Sur le volet sociétal, les choses sont en revanche plus complexes, car il existe moins de normes internationales. Les débats au Sommet de la mesure d’impact seront particulièrement intéressants car il existe un véritable enjeu de normalisation. Dans notre cas, nous avons commencé par nous fixer un objectif : celui de former six millions de personnes. Pour évaluer ces actions, nous avons commencé par mesurer le taux d’embauche à la sortie de la formation. Mais s’il était le plus souvent excellent, nous nous sommes rendu compte qu’il ne reflétait pas la diversité des carrières offertes par le numérique, comme devenir freelance. Nous avons alors fait évoluer notre méthodologie pour mesurer le taux de placement six mois après la fin de la formation. C’est plus représentatif et cela nous a permis de constater que 85 % des personnes formées en moyenne avaient trouvé un débouché dans les 22 pays où ce programme est en place.
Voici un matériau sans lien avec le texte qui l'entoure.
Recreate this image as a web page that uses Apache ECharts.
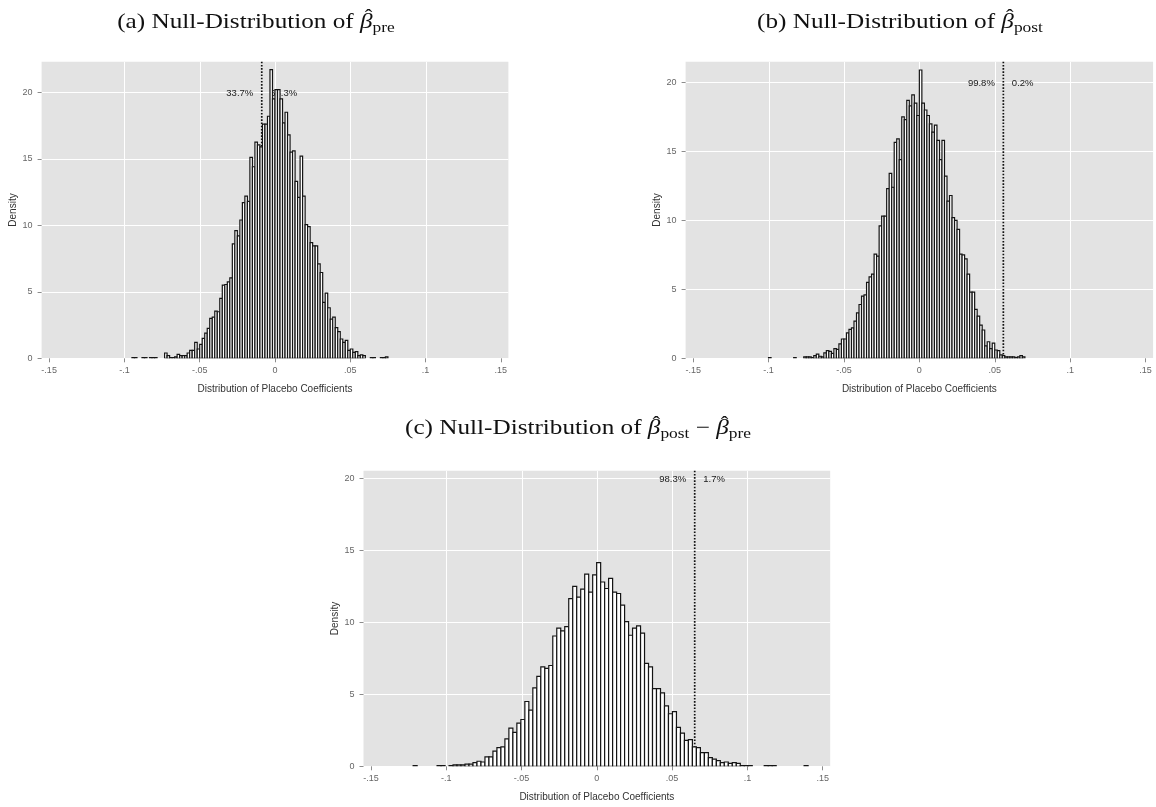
<!DOCTYPE html>
<html>
<head>
<meta charset="utf-8">
<script src="https://cdn.jsdelivr.net/npm/echarts@6/dist/echarts.min.js"></script>
<style>
  html, body { margin: 0; padding: 0; background: #ffffff; }
  #main { width: 1156px; height: 807px; }
</style>
</head>
<body>
<div id="main"></div>
<script>
// Placebo coefficient densities, one histogram per estimator.
// Each list holds the bar heights (density) of consecutive bins.
const binStartPre = -0.095;
const binWidthPre = 1 / 600;
const densityPre = [
  0.05, 0.05, 0, 0, 0.05, 0.05, 0, 0.05, 0.05, 0.05, 0, 0, 0,
  0.4, 0.2, 0.05, 0.05, 0.1, 0.3, 0.2, 0.2, 0.2, 0.4, 0.6, 0.6, 1.2, 0.7, 1.05,
  1.5, 1.9, 2.25, 3.0, 3.1, 3.55, 3.5, 4.5, 5.5, 5.55, 5.75, 6.05,
  8.6, 9.6, 9.2, 10.4, 11.7, 12.2, 11.8, 15.1, 14.4, 16.25, 16.05, 15.9, 17.6, 17.6, 18.2, 21.7, 19.5,
  20.2, 20.2, 19.5, 17.7, 18.5, 16.8, 15.5, 15.6, 13.3, 12.1, 15.2, 12.2, 10.05, 9.9, 8.7, 8.45, 8.45, 7.1, 6.45,
  4.2, 4.9, 3.8, 2.95, 3.1, 2.3, 2.0, 1.45, 1.2, 1.35, 0.6, 0.7, 0.45, 0.5, 0.2, 0.25, 0.2,
  0, 0, 0.05, 0.05, 0, 0, 0.05, 0.05, 0.1
];

const binStartPost = -0.1;
const binWidthPost = 1 / 600;
const densityPost = [
  0.05, 0, 0, 0, 0, 0, 0, 0, 0, 0, 0.05, 0, 0, 0,
  0.1, 0.1, 0.1, 0.05, 0.2, 0.3, 0.15, 0.1, 0.4, 0.55, 0.5, 0.35, 0.7, 0.65, 1.05, 1.4,
  1.4, 1.85, 2.1, 2.2, 2.7, 3.3, 3.9, 4.5, 4.6, 5.5, 5.9, 6.1, 7.55, 7.4, 9.6, 10.3,
  10.3, 12.3, 13.4, 12.4, 15.65, 15.9, 14.4, 17.5, 17.3, 18.7, 18.3, 19.1, 18.5, 17.6,
  20.9, 18.5, 18.0, 17.6, 17.0, 16.4, 16.9, 15.8, 14.4, 15.8, 13.2, 11.4, 11.8, 10.2,
  10.0, 9.35, 7.55, 7.5, 7.2, 6.1, 4.8, 4.8, 3.55, 3.05, 2.4, 2.05, 0.9, 1.2, 0.7, 1.1,
  0.6, 0.55, 0.25, 0.2, 0.1, 0.1, 0.1, 0.1, 0.05, 0.1, 0.2, 0.1
];

const binStartDiff = -0.122025;
const binWidthDiff = 0.00265;
const densityDiff = [
  0.05, 0, 0, 0, 0, 0, 0.05, 0.05, 0, 0.05, 0.1, 0.1, 0.1, 0.15, 0.15,
  0.25, 0.35, 0.3, 0.65, 0.65, 1.05, 1.3, 1.35, 1.9, 2.65, 2.35, 3.0, 3.25, 4.5, 3.9, 5.45,
  6.25, 6.9, 6.8, 7.0, 9.05, 9.6, 9.4, 9.7, 11.65, 12.5, 11.75, 12.3, 13.35, 12.1, 13.3, 14.15,
  12.8, 12.35, 13.05, 12.1, 12.0, 11.2, 10.05, 9.1, 9.6, 9.75, 9.25, 7.15, 6.9, 5.4, 5.4, 5.1,
  4.2, 3.65, 3.8, 2.7, 2.3, 1.8, 1.85, 1.35, 1.3, 0.95, 0.95, 0.6, 0.5, 0.4, 0.25, 0.3, 0.2, 0.25, 0.2,
  0.05, 0.05, 0.05, 0, 0, 0, 0.05, 0.05, 0.05, 0, 0, 0, 0, 0, 0, 0, 0.05
];

// Observed estimate (dotted line) and the share of placebo draws on each side
const cutoffs = [-0.0088, 0.0557, 0.065];
const shareBelow = ['33.7%', '99.8%', '98.3%'];
const shareAbove = ['66.3%', '0.2%', '1.7%'];
const shareLabelLevel = 20;

const xTickValues = [-0.15, -0.1, -0.05, 0, 0.05, 0.1, 0.15];
const xTickLabels = ['-.15', '-.1', '-.05', '0', '.05', '.1', '.15'];
const xGridValues = [-0.1, -0.05, 0, 0.05, 0.1];
const yTickValues = [0, 5, 10, 15, 20];
const yMaxima = [22.3, 21.5, 20.53];
const xRange = [-0.155, 0.155];

// Panel headings: [text, kind] with kind n = roman, b = hatted beta, s = subscript
const titleA = [['(a) Null-Distribution of ', 'n'], ['β', 'b'], ['pre', 's']];
const titleB = [['(b) Null-Distribution of ', 'n'], ['β', 'b'], ['post', 's']];
const titleC = [['(c) Null-Distribution of ', 'n'], ['β', 'b'], ['post', 's'], [' − ', 'n'], ['β', 'b'], ['pre', 's']];
const xAxisTitle = 'Distribution of Placebo Coefficients';
const yAxisTitle = 'Density';

// ---- layout ----
const grids = [
  { left: 41.6, top: 61.7, width: 466.8, height: 296.6 },
  { left: 685.6, top: 61.7, width: 467.5, height: 296.6 },
  { left: 363.5, top: 470.7, width: 466.7, height: 295.6 }
];
const yNameGaps = [23, 22, 19];
const titleSpots = [
  { x: 256, baseline: 28.3 },
  { x: 900, baseline: 28.3 },
  { x: 578, baseline: 435 }
];
const titleStretch = 1.2;

const sans = '"Liberation Sans", Arial, Helvetica, sans-serif';
const serifName = '"Liberation Serif", "Times New Roman", serif';
const titleFonts = {
  n: { size: 21, font: '21px ' + serifName, dy: 0 },
  b: { size: 21, font: 'italic 21px ' + serifName, dy: 0 },
  s: { size: 14.5, font: '14.5px ' + serifName, dy: 3.8 }
};

const histograms = [
  { start: binStartPre, width: binWidthPre, dens: densityPre },
  { start: binStartPost, width: binWidthPost, dens: densityPost },
  { start: binStartDiff, width: binWidthDiff, dens: densityDiff }
];

function binRows(h) {
  return h.dens.map((d, i) => [h.start + i * h.width, h.start + (i + 1) * h.width, d]);
}

function xLabel(value) {
  let best = 0;
  xTickValues.forEach((v, i) => {
    if (Math.abs(v - value) < Math.abs(xTickValues[best] - value)) best = i;
  });
  return xTickLabels[best];
}

// Heading built from measured text runs so the hat sits over the beta
const measureCtx = document.createElement('canvas').getContext('2d');
function runWidth(text, font) {
  measureCtx.font = font;
  return measureCtx.measureText(text).width;
}

function buildTitle(segments, spot) {
  const widths = segments.map(s => runWidth(s[0], titleFonts[s[1]].font));
  const total = widths.reduce((a, b) => a + b, 0);
  let x = -total / 2;
  const children = [];
  segments.forEach((s, i) => {
    const f = titleFonts[s[1]];
    children.push({
      type: 'text',
      style: {
        text: s[0], x: x, y: f.dy - 0.3 * f.size,
        font: f.font, fill: '#111111',
        align: 'left', verticalAlign: 'middle'
      }
    });
    if (s[1] === 'b') {
      children.push({
        type: 'text',
        style: {
          text: 'ˆ', x: x + widths[i] / 2 + 1.8, y: -0.3 * f.size - 4.8,
          font: '19px ' + serifName, fill: '#111111',
          align: 'center', verticalAlign: 'middle'
        }
      });
    }
    x += widths[i];
  });
  return {
    type: 'group',
    x: spot.x, y: spot.baseline,
    scaleX: titleStretch, scaleY: 1,
    silent: true,
    children: children
  };
}

function renderGridLine(params, api) {
  const cs = params.coordSys;
  const x = Math.round(api.coord([api.value(0), 0])[0]) + 0.5;
  return {
    type: 'line',
    shape: { x1: x, y1: cs.y, x2: x, y2: cs.y + cs.height },
    style: { stroke: '#ffffff', lineWidth: 1 }
  };
}

function makeCutoffRenderer(idx) {
  return function (params, api) {
    const cs = params.coordSys;
    const p = api.coord([api.value(0), api.value(1)]);
    const x = p[0];
    return {
      type: 'group',
      children: [
        {
          type: 'line',
          shape: { x1: x, y1: cs.y, x2: x, y2: cs.y + cs.height },
          style: { stroke: '#111111', lineWidth: 1.7, lineDash: [1.6, 1.6] }
        },
        {
          type: 'text',
          style: {
            text: shareBelow[idx], x: x - 8.5, y: p[1] + 1,
            align: 'right', verticalAlign: 'middle',
            fill: '#1a1a1a', font: '9.5px ' + sans
          }
        },
        {
          type: 'text',
          style: {
            text: shareAbove[idx], x: x + 8.5, y: p[1] + 1,
            align: 'left', verticalAlign: 'middle',
            fill: '#1a1a1a', font: '9.5px ' + sans
          }
        }
      ]
    };
  };
}

function renderBar(params, api) {
  const h = api.value(2);
  if (!(h > 0)) return null;
  const p0 = api.coord([api.value(0), h]);
  const p1 = api.coord([api.value(1), 0]);
  return {
    type: 'rect',
    shape: { x: p0[0], y: p0[1], width: p1[0] - p0[0], height: p1[1] - p0[1] },
    style: { fill: '#ffffff', stroke: '#141414', lineWidth: 1.2 }
  };
}

const option = {
  backgroundColor: '#ffffff',
  animation: false,
  graphic: [
    buildTitle(titleA, titleSpots[0]),
    buildTitle(titleB, titleSpots[1]),
    buildTitle(titleC, titleSpots[2])
  ],
  grid: grids.map(g => Object.assign({
    show: true, backgroundColor: '#e3e3e3', borderWidth: 0, containLabel: false
  }, g)),
  xAxis: grids.map((g, i) => ({
    type: 'value',
    gridIndex: i,
    min: xRange[0],
    max: xRange[1],
    axisLine: { show: false, onZero: false },
    splitLine: { show: false },
    axisTick: {
      show: true, length: 4, customValues: xTickValues,
      lineStyle: { color: '#8c8c8c', width: 1 }
    },
    axisLabel: {
      customValues: xTickValues, formatter: xLabel,
      color: '#666666', fontSize: 9, fontFamily: sans, margin: 8
    },
    name: xAxisTitle,
    nameLocation: 'middle',
    nameGap: 26,
    nameTextStyle: { color: '#333333', fontSize: 10, fontFamily: sans }
  })),
  yAxis: grids.map((g, i) => ({
    type: 'value',
    gridIndex: i,
    min: 0,
    max: yMaxima[i],
    axisLine: { show: false, onZero: false },
    axisTick: {
      show: true, length: 4, customValues: yTickValues,
      lineStyle: { color: '#8c8c8c', width: 1 }
    },
    axisLabel: {
      customValues: yTickValues,
      color: '#666666', fontSize: 9, fontFamily: sans, margin: 9
    },
    splitLine: { show: true, lineStyle: { color: '#ffffff', width: 1 } },
    name: yAxisTitle,
    nameLocation: 'middle',
    nameRotate: 90,
    nameGap: yNameGaps[i],
    nameTextStyle: { color: '#333333', fontSize: 10, fontFamily: sans }
  })),
  series: []
};

histograms.forEach((h, i) => {
  option.series.push({
    type: 'custom',
    xAxisIndex: i, yAxisIndex: i,
    z: 1, silent: true, clip: true,
    renderItem: renderGridLine,
    encode: { x: 0, y: 1 },
    data: xGridValues.map(v => [v, 0])
  });
  option.series.push({
    type: 'custom',
    xAxisIndex: i, yAxisIndex: i,
    z: 2, silent: true,
    renderItem: makeCutoffRenderer(i),
    encode: { x: 0, y: 1 },
    data: [[cutoffs[i], shareLabelLevel]]
  });
  option.series.push({
    type: 'custom',
    xAxisIndex: i, yAxisIndex: i,
    z: 3, silent: true, clip: true,
    renderItem: renderBar,
    encode: { x: [0, 1], y: 2 },
    data: binRows(h)
  });
});

const chart = echarts.init(document.getElementById('main'), null, { renderer: 'canvas' });
chart.setOption(option);
</script>
</body>
</html>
Sur le volet économique et financier, nous utilisons un autre outil, cette fois-ci à une plus grande échelle : il sert à mesurer notre contribution financière à la sphère publique. Il s’agit de ce que nous payons en licences, impôts et autres taxes dans les pays où nous opérons. Certains pourraient dire que c’est une contrainte, mais c’est une contribution civique à laquelle tous les acteurs du numérique ne se plient malheureusement pas. Nous mesurons aussi notre empreinte socio-économique dans certains pays, avec l’aide de cabinets de conseil comme Goodwill Management. Nous évaluons ainsi notre empreinte économique élargie, c’est-à-dire les emplois directs que génèrent nos activités, mais également ceux qu’elles induisent. Au Sénégal par exemple, l’empreinte élargie d’Orange représente 11 % du PIB !

Vous participerez le 18 avril au Sommet de la mesure d’impact : pourquoi soutenir cet événement et quel message allez-vous y porter ?

Notre message principal est simple : améliorer notre mesure d’impact revient à améliorer directement l’efficacité de nos actions. Nous collaborons toute l’année au sein de différents collectifs d’entreprises engagées, comme l’Observatoire de l’inclusion numérique créé par le Groupe SOS. Le sommet est l’occasion de mettre en lumière le résultat de ces travaux, de partager les connaissances, de trouver et adopter les meilleures pratiques. Ce qui est particulièrement intéressant avec ce genre d’évènements, c’est qu’il réunit un panel très varié d’acteurs et d’entreprises qui partagent leurs propres visions et solutions, spécifiques à leurs cœurs de métiers.